**Aim of the task**:
Print word for word the first line of the listing below and every line after it, through the line with "import numpy as np". Leave out the pictures and the rest.

**Data extract**:
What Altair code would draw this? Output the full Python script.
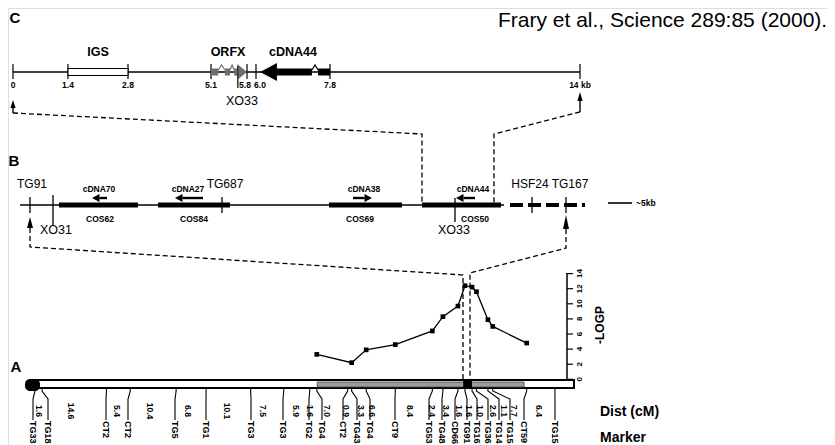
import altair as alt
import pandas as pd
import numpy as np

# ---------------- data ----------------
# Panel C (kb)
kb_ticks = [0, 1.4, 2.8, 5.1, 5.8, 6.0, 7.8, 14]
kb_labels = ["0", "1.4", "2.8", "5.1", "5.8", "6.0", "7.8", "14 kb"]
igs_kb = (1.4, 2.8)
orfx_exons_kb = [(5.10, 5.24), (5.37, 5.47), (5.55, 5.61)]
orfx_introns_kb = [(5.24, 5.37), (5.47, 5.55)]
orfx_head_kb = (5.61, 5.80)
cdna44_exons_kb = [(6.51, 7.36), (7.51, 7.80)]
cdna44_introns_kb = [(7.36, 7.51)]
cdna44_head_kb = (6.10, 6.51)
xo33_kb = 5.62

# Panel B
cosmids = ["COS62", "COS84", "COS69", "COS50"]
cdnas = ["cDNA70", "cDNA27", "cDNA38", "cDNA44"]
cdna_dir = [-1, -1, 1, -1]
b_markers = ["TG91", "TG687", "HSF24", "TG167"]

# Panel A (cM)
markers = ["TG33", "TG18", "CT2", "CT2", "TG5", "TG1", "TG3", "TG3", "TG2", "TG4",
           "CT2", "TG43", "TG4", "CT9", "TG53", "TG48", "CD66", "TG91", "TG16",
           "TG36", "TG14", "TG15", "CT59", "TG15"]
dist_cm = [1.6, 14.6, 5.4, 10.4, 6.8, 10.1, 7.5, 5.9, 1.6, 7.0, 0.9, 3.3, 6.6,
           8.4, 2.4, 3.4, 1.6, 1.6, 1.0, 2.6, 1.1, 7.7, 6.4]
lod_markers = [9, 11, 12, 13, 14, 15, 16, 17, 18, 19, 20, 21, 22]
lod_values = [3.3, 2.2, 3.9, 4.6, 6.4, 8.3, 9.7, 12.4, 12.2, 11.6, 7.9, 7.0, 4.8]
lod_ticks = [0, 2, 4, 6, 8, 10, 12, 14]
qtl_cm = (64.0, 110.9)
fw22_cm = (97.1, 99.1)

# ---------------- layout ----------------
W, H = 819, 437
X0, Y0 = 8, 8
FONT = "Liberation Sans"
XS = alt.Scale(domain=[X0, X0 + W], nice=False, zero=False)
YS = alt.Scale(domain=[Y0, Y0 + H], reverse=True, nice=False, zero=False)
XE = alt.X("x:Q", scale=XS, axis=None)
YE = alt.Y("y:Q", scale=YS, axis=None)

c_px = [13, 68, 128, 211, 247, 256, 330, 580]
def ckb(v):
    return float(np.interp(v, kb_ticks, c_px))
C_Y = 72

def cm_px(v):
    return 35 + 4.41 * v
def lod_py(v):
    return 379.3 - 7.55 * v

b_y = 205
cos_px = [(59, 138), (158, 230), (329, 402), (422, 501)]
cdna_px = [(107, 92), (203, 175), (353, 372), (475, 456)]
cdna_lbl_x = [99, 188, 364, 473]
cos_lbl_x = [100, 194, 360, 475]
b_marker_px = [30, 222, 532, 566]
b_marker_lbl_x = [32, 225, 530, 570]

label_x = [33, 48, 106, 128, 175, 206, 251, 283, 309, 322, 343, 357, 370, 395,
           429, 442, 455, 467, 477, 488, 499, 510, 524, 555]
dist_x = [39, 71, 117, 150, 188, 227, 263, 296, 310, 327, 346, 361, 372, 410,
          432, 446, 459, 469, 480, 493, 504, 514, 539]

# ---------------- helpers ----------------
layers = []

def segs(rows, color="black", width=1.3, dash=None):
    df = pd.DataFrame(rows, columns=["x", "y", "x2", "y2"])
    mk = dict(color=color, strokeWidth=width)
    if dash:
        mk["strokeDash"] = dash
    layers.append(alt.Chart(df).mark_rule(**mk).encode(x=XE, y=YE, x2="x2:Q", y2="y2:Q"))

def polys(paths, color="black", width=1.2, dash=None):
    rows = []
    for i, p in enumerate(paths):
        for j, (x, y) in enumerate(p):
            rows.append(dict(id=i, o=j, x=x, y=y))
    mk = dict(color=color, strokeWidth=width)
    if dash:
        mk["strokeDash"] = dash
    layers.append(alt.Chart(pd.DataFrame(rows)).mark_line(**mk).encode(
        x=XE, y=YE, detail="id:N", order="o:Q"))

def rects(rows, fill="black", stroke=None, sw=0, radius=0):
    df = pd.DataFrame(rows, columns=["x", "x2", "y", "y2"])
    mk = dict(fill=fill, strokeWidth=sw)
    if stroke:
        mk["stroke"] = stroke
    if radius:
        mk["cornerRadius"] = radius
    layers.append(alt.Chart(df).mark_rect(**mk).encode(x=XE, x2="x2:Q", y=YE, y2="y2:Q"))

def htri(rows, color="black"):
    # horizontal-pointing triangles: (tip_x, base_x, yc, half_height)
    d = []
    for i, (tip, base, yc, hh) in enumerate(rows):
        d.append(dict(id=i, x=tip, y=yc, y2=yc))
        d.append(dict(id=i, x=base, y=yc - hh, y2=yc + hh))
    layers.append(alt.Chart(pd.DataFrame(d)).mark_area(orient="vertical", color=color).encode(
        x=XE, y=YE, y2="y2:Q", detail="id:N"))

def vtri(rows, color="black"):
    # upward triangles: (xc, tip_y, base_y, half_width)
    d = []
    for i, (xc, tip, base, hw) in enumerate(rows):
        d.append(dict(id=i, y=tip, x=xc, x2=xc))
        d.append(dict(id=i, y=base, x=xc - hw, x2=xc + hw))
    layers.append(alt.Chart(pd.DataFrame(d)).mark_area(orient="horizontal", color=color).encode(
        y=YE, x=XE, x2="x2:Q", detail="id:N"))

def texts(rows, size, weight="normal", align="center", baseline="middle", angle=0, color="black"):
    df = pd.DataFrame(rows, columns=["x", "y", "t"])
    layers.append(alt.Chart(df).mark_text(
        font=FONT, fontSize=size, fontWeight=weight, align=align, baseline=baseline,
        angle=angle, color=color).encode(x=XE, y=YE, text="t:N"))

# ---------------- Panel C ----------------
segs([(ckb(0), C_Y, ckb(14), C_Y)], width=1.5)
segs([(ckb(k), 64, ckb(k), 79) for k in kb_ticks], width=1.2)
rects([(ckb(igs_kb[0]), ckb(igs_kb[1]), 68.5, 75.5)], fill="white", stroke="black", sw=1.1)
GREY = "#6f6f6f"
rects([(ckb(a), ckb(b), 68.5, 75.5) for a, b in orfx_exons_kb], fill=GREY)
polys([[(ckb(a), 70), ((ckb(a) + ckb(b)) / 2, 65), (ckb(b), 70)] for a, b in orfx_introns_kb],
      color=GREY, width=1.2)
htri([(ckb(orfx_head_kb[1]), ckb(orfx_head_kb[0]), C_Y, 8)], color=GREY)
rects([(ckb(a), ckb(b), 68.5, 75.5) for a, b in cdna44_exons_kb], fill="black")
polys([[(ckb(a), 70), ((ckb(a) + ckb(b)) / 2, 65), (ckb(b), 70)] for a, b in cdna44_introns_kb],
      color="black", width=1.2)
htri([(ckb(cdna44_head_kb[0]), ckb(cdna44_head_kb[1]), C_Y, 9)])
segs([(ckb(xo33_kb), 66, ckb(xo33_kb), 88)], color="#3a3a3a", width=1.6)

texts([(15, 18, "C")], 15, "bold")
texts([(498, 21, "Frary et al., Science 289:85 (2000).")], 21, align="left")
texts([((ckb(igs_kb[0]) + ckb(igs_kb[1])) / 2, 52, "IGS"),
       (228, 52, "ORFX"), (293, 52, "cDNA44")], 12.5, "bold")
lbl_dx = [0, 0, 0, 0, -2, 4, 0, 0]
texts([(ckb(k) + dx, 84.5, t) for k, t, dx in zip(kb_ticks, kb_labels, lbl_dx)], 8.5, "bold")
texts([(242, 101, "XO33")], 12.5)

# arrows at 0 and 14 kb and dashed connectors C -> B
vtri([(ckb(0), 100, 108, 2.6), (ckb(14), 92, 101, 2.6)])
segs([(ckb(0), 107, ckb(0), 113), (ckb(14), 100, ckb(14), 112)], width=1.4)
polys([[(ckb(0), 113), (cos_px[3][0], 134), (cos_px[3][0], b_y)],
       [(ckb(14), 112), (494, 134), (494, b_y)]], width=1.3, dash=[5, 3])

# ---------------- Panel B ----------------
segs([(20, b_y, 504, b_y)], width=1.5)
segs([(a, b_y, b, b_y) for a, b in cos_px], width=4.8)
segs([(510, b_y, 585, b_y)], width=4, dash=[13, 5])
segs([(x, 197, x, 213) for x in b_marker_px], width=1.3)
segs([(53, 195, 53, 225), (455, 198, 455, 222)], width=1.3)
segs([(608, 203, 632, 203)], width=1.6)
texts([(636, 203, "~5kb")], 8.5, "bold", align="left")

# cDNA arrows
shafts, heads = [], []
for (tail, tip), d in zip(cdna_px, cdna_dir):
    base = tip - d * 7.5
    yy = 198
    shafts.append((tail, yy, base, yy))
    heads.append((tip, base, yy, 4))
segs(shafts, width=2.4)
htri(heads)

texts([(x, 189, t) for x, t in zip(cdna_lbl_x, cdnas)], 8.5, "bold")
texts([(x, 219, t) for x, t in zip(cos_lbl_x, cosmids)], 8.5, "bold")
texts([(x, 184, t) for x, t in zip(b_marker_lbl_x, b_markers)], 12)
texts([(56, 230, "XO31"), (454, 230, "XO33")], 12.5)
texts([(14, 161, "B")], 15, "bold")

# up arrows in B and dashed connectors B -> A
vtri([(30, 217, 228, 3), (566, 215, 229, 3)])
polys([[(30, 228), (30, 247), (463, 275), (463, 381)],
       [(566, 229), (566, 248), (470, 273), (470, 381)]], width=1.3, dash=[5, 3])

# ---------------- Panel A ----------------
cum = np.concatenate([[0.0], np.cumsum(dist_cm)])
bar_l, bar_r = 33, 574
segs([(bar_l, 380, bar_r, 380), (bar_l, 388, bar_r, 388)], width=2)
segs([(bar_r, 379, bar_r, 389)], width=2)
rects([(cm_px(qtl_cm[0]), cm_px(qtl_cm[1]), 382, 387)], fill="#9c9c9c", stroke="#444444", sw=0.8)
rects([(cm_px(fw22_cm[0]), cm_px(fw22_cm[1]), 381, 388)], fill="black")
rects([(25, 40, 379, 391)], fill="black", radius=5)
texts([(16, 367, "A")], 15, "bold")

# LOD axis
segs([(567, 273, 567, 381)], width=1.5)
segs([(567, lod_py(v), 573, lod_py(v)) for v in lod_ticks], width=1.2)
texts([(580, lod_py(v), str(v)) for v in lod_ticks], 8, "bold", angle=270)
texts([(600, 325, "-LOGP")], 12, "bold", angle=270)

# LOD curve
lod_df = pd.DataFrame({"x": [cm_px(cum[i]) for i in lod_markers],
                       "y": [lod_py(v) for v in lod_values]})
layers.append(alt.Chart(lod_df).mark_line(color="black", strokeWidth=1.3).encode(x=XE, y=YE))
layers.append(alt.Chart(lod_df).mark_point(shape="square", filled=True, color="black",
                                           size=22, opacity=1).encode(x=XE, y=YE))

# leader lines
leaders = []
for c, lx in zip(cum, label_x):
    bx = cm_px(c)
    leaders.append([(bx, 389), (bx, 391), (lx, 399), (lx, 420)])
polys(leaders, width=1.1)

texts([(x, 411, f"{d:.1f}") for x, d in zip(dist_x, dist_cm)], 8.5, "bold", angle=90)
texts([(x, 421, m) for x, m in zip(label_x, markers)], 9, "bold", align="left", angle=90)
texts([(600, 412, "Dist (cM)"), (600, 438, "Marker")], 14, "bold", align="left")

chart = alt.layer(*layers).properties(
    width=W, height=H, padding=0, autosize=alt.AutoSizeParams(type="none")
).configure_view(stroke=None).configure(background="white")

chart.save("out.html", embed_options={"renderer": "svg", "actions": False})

**Solved problem**:
What Altair code would draw this? Output the full Python script.
import altair as alt
import pandas as pd
import numpy as np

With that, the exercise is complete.